If you can’t make the trip to Turkey, log onto eBay and you’ll find plenty of Hereke to choose from, as cheap as $30. One of the chief sellers, Yilong Carpet, claims to have 9,000 skilled weavers at its headquarters in Henan, China. The 30-year-old company has over 800 items listed on eBay, with carpets selling for up to $84,000, and it claims to have sold its handmade products in over 100 countries. Yilong apparently even created specially customized silk carpets for Kazakhstan’s presidential palace. 

In 2015, Yilong Carpet launched a handmade “Top-Turkey” series, which apparently has no actual association with Turkey. Amy Yu, a company representative, clarified via email, “We cannot send these rugs to Turkey. It is just a name. There is no any meaning.”

Some Hereke experts provide detailed instructions on how to differentiate a real Hereke from a fake, such as counting the knots and demanding a certificate. But as for cheats, Yilong’s website also has a page for “hateful swindlers.” But who’s swindling whom here? And now that Hereke, Turkey, is no longer a thriving center of industry, how much does it really matter? 

article-imageA traditional Hereke carpet.

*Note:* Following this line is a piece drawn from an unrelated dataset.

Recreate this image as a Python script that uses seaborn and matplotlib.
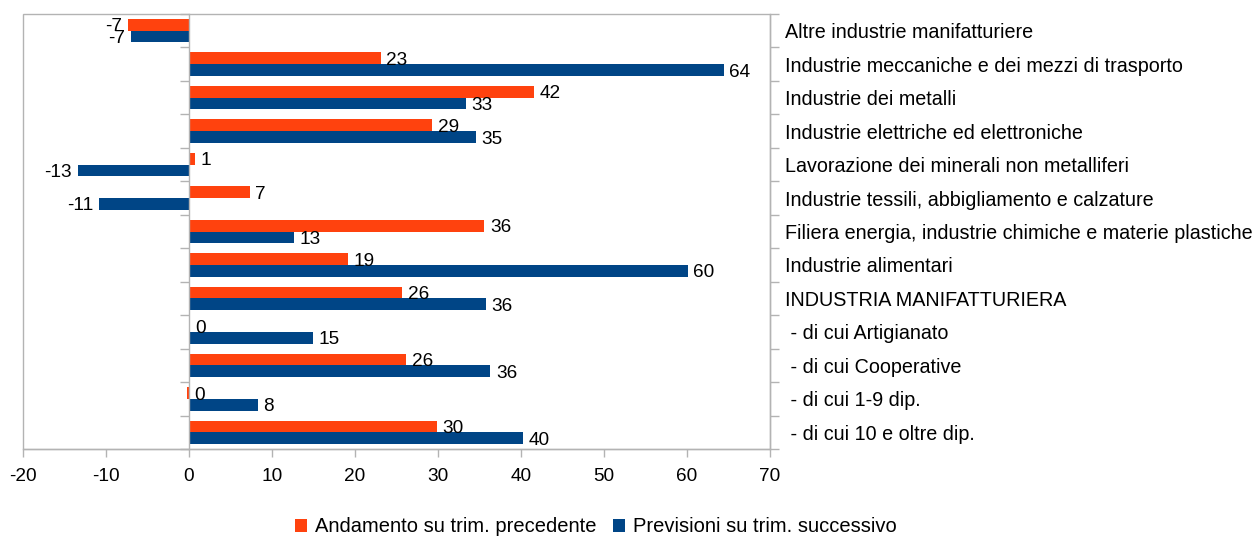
import numpy as np
import pandas as pd
import matplotlib
matplotlib.use("Agg")
import matplotlib.pyplot as plt
import seaborn as sns

settori = [
    "Altre industrie manifatturiere",
    "Industrie meccaniche e dei mezzi di trasporto",
    "Industrie dei metalli",
    "Industrie elettriche ed elettroniche",
    "Lavorazione dei minerali non metalliferi",
    "Industrie tessili, abbigliamento e calzature",
    "Filiera energia, industrie chimiche e materie plastiche",
    "Industrie alimentari",
    "INDUSTRIA MANIFATTURIERA",
    " - di cui Artigianato",
    " - di cui Cooperative",
    " - di cui 1-9 dip.",
    " - di cui 10 e oltre dip.",
]
andamento = [-7.4, 23.1, 41.6, 29.3, 0.7, 7.3, 35.6, 19.2, 25.7, 0.1, 26.2, -0.3, 29.9]
previsioni = [-7.0, 64.4, 33.4, 34.6, -13.4, -10.8, 12.6, 60.1, 35.8, 14.9, 36.3, 8.3, 40.3]
serie = ["Andamento su trim. precedente", "Previsioni su trim. successivo"]
colori = ["#FF420E", "#004586"]
x_ticks = [-20, -10, 0, 10, 20, 30, 40, 50, 60, 70]

df = pd.DataFrame({
    "settore": settori * 2,
    "valore": andamento + previsioni,
    "serie": [serie[0]] * len(settori) + [serie[1]] * len(settori),
})

sns.set_theme(style="white")
plt.rcParams["font.family"] = ["Liberation Sans", "DejaVu Sans"]
plt.rcParams["font.size"] = 13.6
plt.rcParams["text.color"] = "black"
grigio = "#b3b3b3"
fs_num = 13.7
fs_cat = 14.2
fs_leg = 14.5

fig = plt.figure(figsize=(12.58, 5.38), dpi=100)
ax = fig.add_axes([23 / 1258, 1 - 449 / 538, (770 - 23) / 1258, (449 - 14) / 538])

sns.barplot(data=df, x="valore", y="settore", hue="serie", order=settori,
            hue_order=serie, palette=colori, saturation=1, width=0.7,
            orient="h", linewidth=0, ax=ax)

ax.set_xlim(x_ticks[0], x_ticks[-1])
ax.set_xticks(x_ticks)
ax.set_xticklabels([str(t) for t in x_ticks])
ax.set_xlabel("")
ax.set_ylabel("")

# frame around the plot area
ax.patch.set_edgecolor(grigio)
ax.patch.set_linewidth(1.0)
ax.spines["top"].set_visible(False)
for s in ["bottom", "right", "left"]:
    ax.spines[s].set_color(grigio)
    ax.spines[s].set_linewidth(1.0)
# category axis crosses the value axis at zero
ax.spines["left"].set_position(("data", 0))

n = len(settori)
ax.set_yticks(np.arange(n))
ax.set_yticklabels(settori)
ax.set_yticks(np.arange(-0.5, n, 1.0), minor=True)
ax.yaxis.set_ticks_position("both")
ax.tick_params(axis="y", which="major", length=0, pad=10.5, labelleft=False,
               labelright=True, labelsize=fs_cat, colors="black")
ax.tick_params(axis="y", which="minor", length=6.5, width=1, color=grigio,
               direction="out", left=True, right=True)
ax.tick_params(axis="x", which="major", length=6, width=1, color=grigio,
               direction="out", pad=8, labelsize=fs_num, labelcolor="black", bottom=True)
for lab in ax.get_yticklabels():
    lab.set_horizontalalignment("left")

# value labels at the end of each bar
for cont, valori in zip(ax.containers, [andamento, previsioni]):
    for patch, v in zip(cont.patches, valori):
        testo = f"{round(v)}"
        yc = patch.get_y() + patch.get_height() / 2
        if round(v) < 0:
            ax.annotate(testo, (v, yc), xytext=(-4, -1.5), textcoords="offset points",
                        ha="right", va="center", fontsize=fs_num, color="black")
        else:
            ax.annotate(testo, (max(v, 0), yc), xytext=(4, -1.5), textcoords="offset points",
                        ha="left", va="center", fontsize=fs_num, color="black")

handles, labels = ax.get_legend_handles_labels()
ax.get_legend().remove()
leg = fig.legend(handles, labels, loc="center", bbox_to_anchor=(596 / 1258, 1 - 527 / 538),
                 ncol=2, frameon=False, fontsize=fs_leg, handlelength=0.6, handleheight=0.6,
                 handletextpad=0.4, columnspacing=0.8)
for t in leg.get_texts():
    t.set_color("black")

fig.savefig("out.png", dpi=100)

Chinese are now accused of cloning not only the carpets, but the whole concept of Hereke. (Photo: Cllane4/WikiCommons CC BY-SA 3.0)

Brian Berkey, Assistant Professor of Legal Studies and Business Ethics at the Wharton School of the University of Pennsylvania, says that the “Made in Hereke” carpets do seem intuitively problematic. “As a philosopher, I would want to know–what are the important values that are being violated?” he asks. “This is actually a topic of debate among philosophers–how important these sorts of historical, cultural practices are, and the moral issues raised by their being taken on outside of what’s sort of thought of as the original, cultural context.”

You could look at the issue through the lens of history and culture, or perhaps from the perspective of art and forgeries (or simply judge the economic impact). “I think this case is really interesting because probably a lot people have this very strong intuitive reaction,” says Berkey, “but it can be hard to explain that reaction, and to put into words what really seems objectionable.”

China has rarely been praised for its handling of intellectual property, and many companies and countries have found China’s business ethics at times objectionable. But if China starts renaming industrial zones, we’ll soon have no idea where half our things come from, whether we’re in Istanbul or Walmart. 

Solveigh Calderin, of Hereke Carpets, later tweeted, “Very simple: The Chinese Hereke fakes are destroying the market. That's all.”